At the present time, many functionalities are associated with the various type of lighting devices. Amongst these functionalities there are for example a capacity for movement for certain lights, in particular used when the motor vehicle is taking a bend, to illuminate in an optimum fashion the path followed by the vehicle in the bend; there are also found an ability of certain dual-mode headlights to switch automatically between the use of the dipped beams and the use of the main beams, in order in particular to avoid dazzling the drivers being passed. There is also found an ability of certain light devices, usually the dipped lights, to switch on automatically when the external luminosity conditions require a switching on of the lights, in particular when the motor vehicle has entered a tunnel.

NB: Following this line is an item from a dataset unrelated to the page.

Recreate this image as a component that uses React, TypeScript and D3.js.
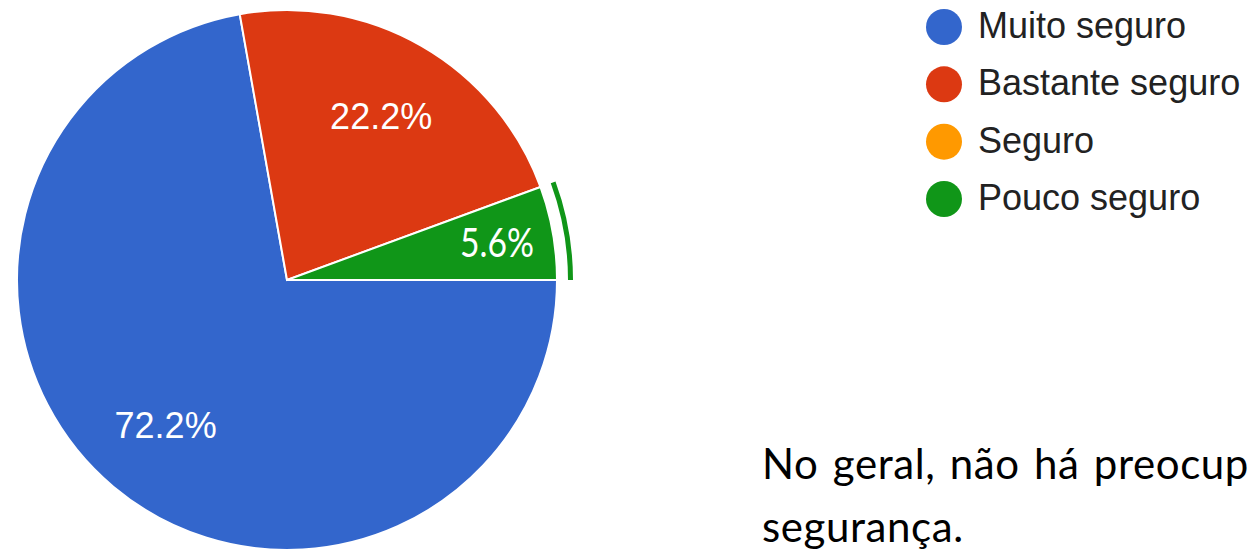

The solutions existing for the latter functionality are essentially based on the use of photodiodes. The latter make it possible to detect an external luminosity level; a tunnel, even illuminated by artificial light sources, does not have a luminosity comparable with that of the natural light in daylight. The use of a single photodiode therefore makes it possible to cause the switching on of the headlight devices once the vehicle has entered the tunnel.
However, it is impossible with such equipment to anticipate the switching on of the lights so that the vehicle arrives in the tunnel with its headlight devices already switched on. Such a solution for automatic switching on of the lights, based on the use of a single photodiode, therefore poses a certain number of problems. This is because the fact that it is not possible to anticipate the switching on of the lighting devices when arriving in a tunnel has the consequence that the driver, on entering the tunnel in question, has reduced visibility until the lighting devices are switched on, a switching on which, typically, takes a second, the conventional reaction time of a photodiode. However, the travel time of one second corresponds, for an average speed of 90 kilometers per hour, to a distance travelled of 25 meters, a not insignificant distance under non-optimal visibility conditions. Moreover, when the lighting devices which are switched on use light sources of the xenon type, it is necessary to add to the reaction time of the photodiodes a stabilization time for the light flux emitted by the lighting device before having satisfactory illumination available.
In the prior art, a solution was proposed for causing early switching on of the lighting devices, the switching on occurring before the vehicle enters the tunnel in question. Such a solution involves a set of three photodiodes: a first photodiode points towards the sky; a second photodiode points towards the front of the vehicle, and therefore in certain cases towards the tunnel; and a third photodiode points towards an intermediate region. The appearance of a tunnel facing the vehicle then results in characteristic signals generated by the three photodiodes. However, the characteristic signals thus generated can be interpreted as the imminent arrival in a tunnel only if these signals coincide with a known template, which must be stored in advance; however, because of the great variety existing in the forms of tunnel entrance, it is then essential to store an enormous amount of information, in order to take account of as many templates as there exist different forms of tunnel entrances. Moreover, the directivity of the photodiodes does not make it possible, or makes it possible too late, to allow early switching on of lighting devices, to detect a tunnel placed at the exit from a bend. Finally, equipping a vehicle with equipment dedicated to the early detection of tunnels—two additional photodiodes compared with normal equipment limited to a single photodiode—represents a not insignificant cost.